INFORMATION SHOWN
┄┄┄┄┄┄

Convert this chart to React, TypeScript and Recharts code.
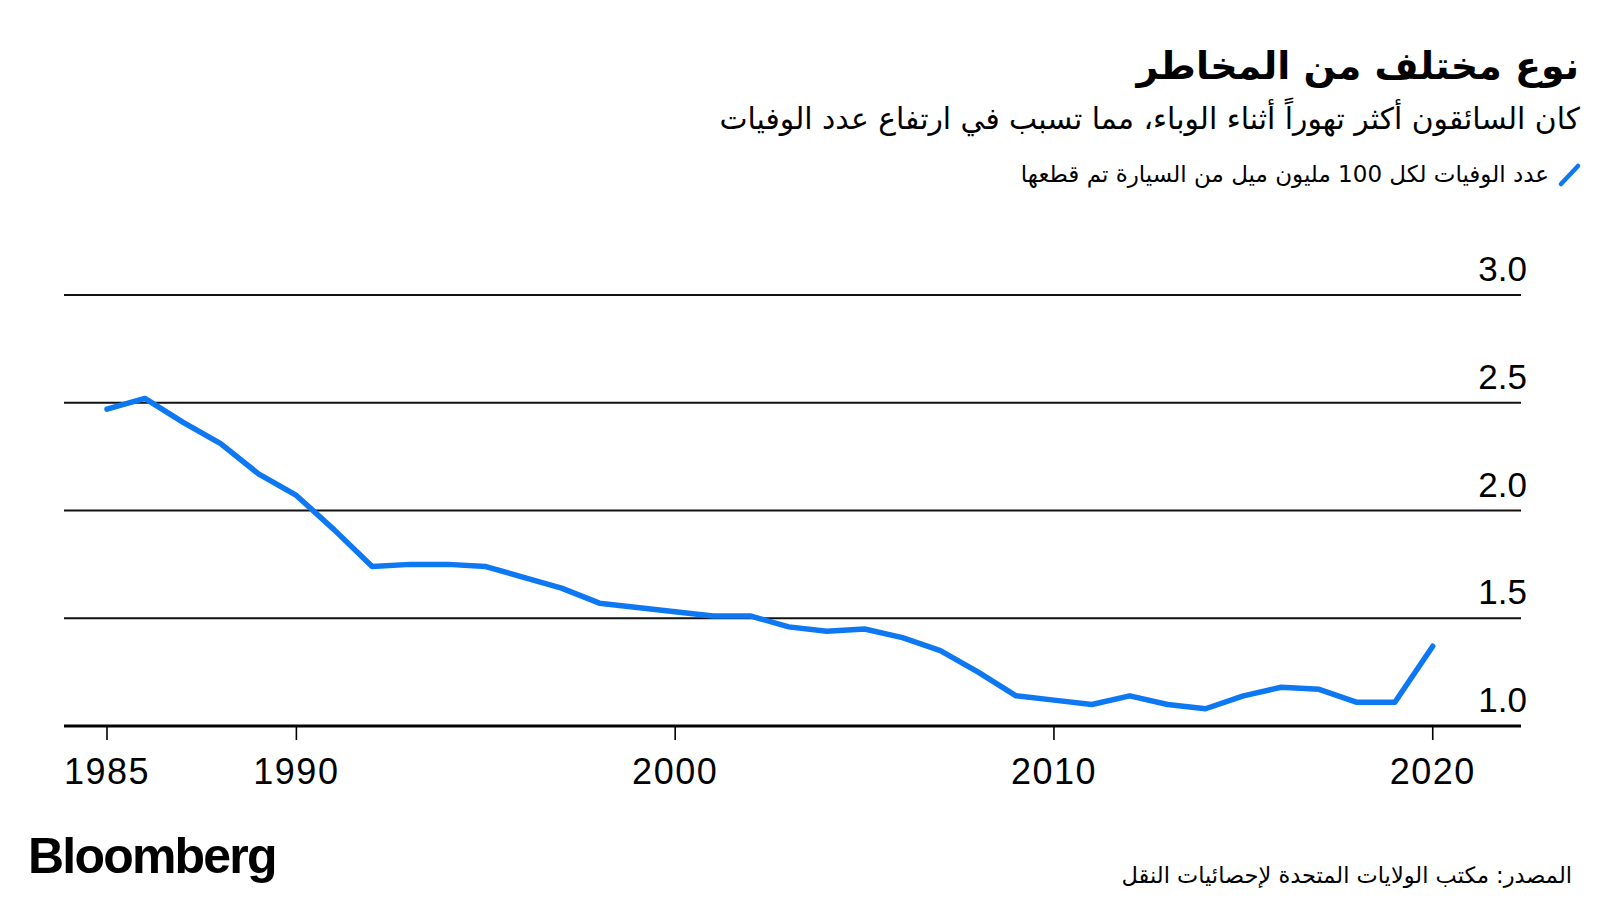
import React from "react";
import { LineChart, Line, XAxis, YAxis, CartesianGrid } from "recharts";

const years = [
  1985, 1986, 1987, 1988, 1989, 1990, 1991, 1992, 1993, 1994, 1995, 1996,
  1997, 1998, 1999, 2000, 2001, 2002, 2003, 2004, 2005, 2006, 2007, 2008,
  2009, 2010, 2011, 2012, 2013, 2014, 2015, 2016, 2017, 2018, 2019, 2020,
];
const fatalityRate = [
  2.47, 2.52, 2.41, 2.31, 2.17, 2.07, 1.91, 1.74, 1.75, 1.75, 1.74, 1.69,
  1.64, 1.57, 1.55, 1.53, 1.51, 1.51, 1.46, 1.44, 1.45, 1.41, 1.35, 1.25,
  1.14, 1.12, 1.1, 1.14, 1.1, 1.08, 1.14, 1.18, 1.17, 1.11, 1.11, 1.37,
];
const xTicks = [1985, 1990, 2000, 2010, 2020];
const yTicks = [1.0, 1.5, 2.0, 2.5, 3.0];

const titleText = "نوع مختلف من المخاطر";
const subtitleText =
  "كان السائقون أكثر تهوراً أثناء الوباء، مما تسبب في ارتفاع عدد الوفيات";
const legendText = "عدد الوفيات لكل 100 مليون ميل من السيارة تم قطعها";
const sourceText = "المصدر: مكتب الولايات المتحدة لإحصائيات النقل";
const logoText = "Bloomberg";

const data = years.map((y, i) => ({ year: y, rate: fatalityRate[i] }));

const LINE_COLOR = "#0d78f2";
const NUM_FONT = "'Liberation Sans', Arial, Helvetica, sans-serif";
const AR_FONT = "'DejaVu Sans', sans-serif";

const YTick = (props: any) => {
  const { y, payload } = props;
  return (
    <text
      x={1527}
      y={y - 14}
      textAnchor="end"
      fontSize={35}
      fontFamily={NUM_FONT}
      fill="#000"
    >
      {Number(payload.value).toFixed(1)}
    </text>
  );
};

const XTick = (props: any) => {
  const { x, y, payload } = props;
  return (
    <text
      x={x}
      y={y}
      dy="0.71em"
      textAnchor="middle"
      fontSize={36}
      letterSpacing={1.5}
      fontFamily={NUM_FONT}
      fill="#000"
    >
      {payload.value}
    </text>
  );
};

export default function App() {
  return (
    <div
      style={{
        position: "absolute",
        left: 0,
        top: 0,
        width: 1600,
        height: 900,
        background: "#fff",
        overflow: "hidden",
      }}
    >
      <div
        dir="rtl"
        style={{
          position: "absolute",
          right: 21,
          top: 36,
          fontFamily: AR_FONT,
          fontWeight: 700,
          fontSize: 38,
          lineHeight: "60px",
          color: "#000",
          whiteSpace: "nowrap",
        }}
      >
        {titleText}
      </div>
      <div
        dir="rtl"
        style={{
          position: "absolute",
          right: 20,
          top: 98,
          fontFamily: AR_FONT,
          fontSize: 29.8,
          lineHeight: "42px",
          color: "#000",
          whiteSpace: "nowrap",
        }}
      >
        {subtitleText}
      </div>
      <svg
        style={{ position: "absolute", left: 1556, top: 160 }}
        width={30}
        height={30}
      >
        <line
          x1={5}
          y1={24}
          x2={22}
          y2={6}
          stroke={LINE_COLOR}
          strokeWidth={4.5}
          strokeLinecap="round"
        />
      </svg>
      <div
        dir="rtl"
        style={{
          position: "absolute",
          right: 51,
          top: 159,
          fontFamily: AR_FONT,
          fontSize: 23,
          lineHeight: "30px",
          color: "#000",
          whiteSpace: "nowrap",
        }}
      >
        {legendText}
      </div>

      <div style={{ position: "absolute", left: 0, top: 0 }}>
        <LineChart
          width={1600}
          height={900}
          data={data}
          margin={{ top: 295, right: 19, bottom: 114, left: 64 }}
        >
          <CartesianGrid
            horizontal={true}
            vertical={false}
            stroke="#111"
            strokeWidth={1.8}
          />
          <XAxis
            dataKey="year"
            type="number"
            domain={[1983.865, 2022.33]}
            allowDataOverflow
            ticks={xTicks}
            interval={0}
            tickSize={14}
            tickMargin={18}
            axisLine={{ stroke: "#000", strokeWidth: 3 }}
            tickLine={{ stroke: "#000", strokeWidth: 1.6 }}
            tick={<XTick />}
            height={60}
          />
          <YAxis
            orientation="right"
            type="number"
            domain={[1, 3]}
            ticks={yTicks}
            axisLine={false}
            tickLine={false}
            width={60}
            tick={<YTick />}
            interval={0}
          />
          <Line
            type="linear"
            dataKey="rate"
            stroke={LINE_COLOR}
            strokeWidth={5.5}
            dot={false}
            isAnimationActive={false}
            strokeLinejoin="round"
            strokeLinecap="round"
          />
        </LineChart>
      </div>

      <div
        style={{
          position: "absolute",
          left: 28,
          top: 826,
          fontFamily: NUM_FONT,
          fontWeight: 700,
          fontSize: 50,
          letterSpacing: -1.8,
          lineHeight: "60px",
          color: "#000",
          whiteSpace: "nowrap",
        }}
      >
        {logoText}
      </div>
      <div
        dir="rtl"
        style={{
          position: "absolute",
          right: 28,
          top: 860,
          fontFamily: AR_FONT,
          fontSize: 22.5,
          lineHeight: "30px",
          color: "#000",
          whiteSpace: "nowrap",
        }}
      >
        {sourceText}
      </div>
    </div>
  );
}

┄┄┄┄┄┄

GIVEN PROBLEM
Exactly as they appear, print the lines of the listing above from its first line through the line that contains "const data = years.map((y, i)", minus the pictures.

OUTPUT FOR THIS EXERCISE
Convert this chart to React, TypeScript and Recharts code.
import React from "react";
import { LineChart, Line, XAxis, YAxis, CartesianGrid } from "recharts";

const years = [
  1985, 1986, 1987, 1988, 1989, 1990, 1991, 1992, 1993, 1994, 1995, 1996,
  1997, 1998, 1999, 2000, 2001, 2002, 2003, 2004, 2005, 2006, 2007, 2008,
  2009, 2010, 2011, 2012, 2013, 2014, 2015, 2016, 2017, 2018, 2019, 2020,
];
const fatalityRate = [
  2.47, 2.52, 2.41, 2.31, 2.17, 2.07, 1.91, 1.74, 1.75, 1.75, 1.74, 1.69,
  1.64, 1.57, 1.55, 1.53, 1.51, 1.51, 1.46, 1.44, 1.45, 1.41, 1.35, 1.25,
  1.14, 1.12, 1.1, 1.14, 1.1, 1.08, 1.14, 1.18, 1.17, 1.11, 1.11, 1.37,
];
const xTicks = [1985, 1990, 2000, 2010, 2020];
const yTicks = [1.0, 1.5, 2.0, 2.5, 3.0];

const titleText = "نوع مختلف من المخاطر";
const subtitleText =
  "كان السائقون أكثر تهوراً أثناء الوباء، مما تسبب في ارتفاع عدد الوفيات";
const legendText = "عدد الوفيات لكل 100 مليون ميل من السيارة تم قطعها";
const sourceText = "المصدر: مكتب الولايات المتحدة لإحصائيات النقل";
const logoText = "Bloomberg";

const data = years.map((y, i) => ({ year: y, rate: fatalityRate[i] }));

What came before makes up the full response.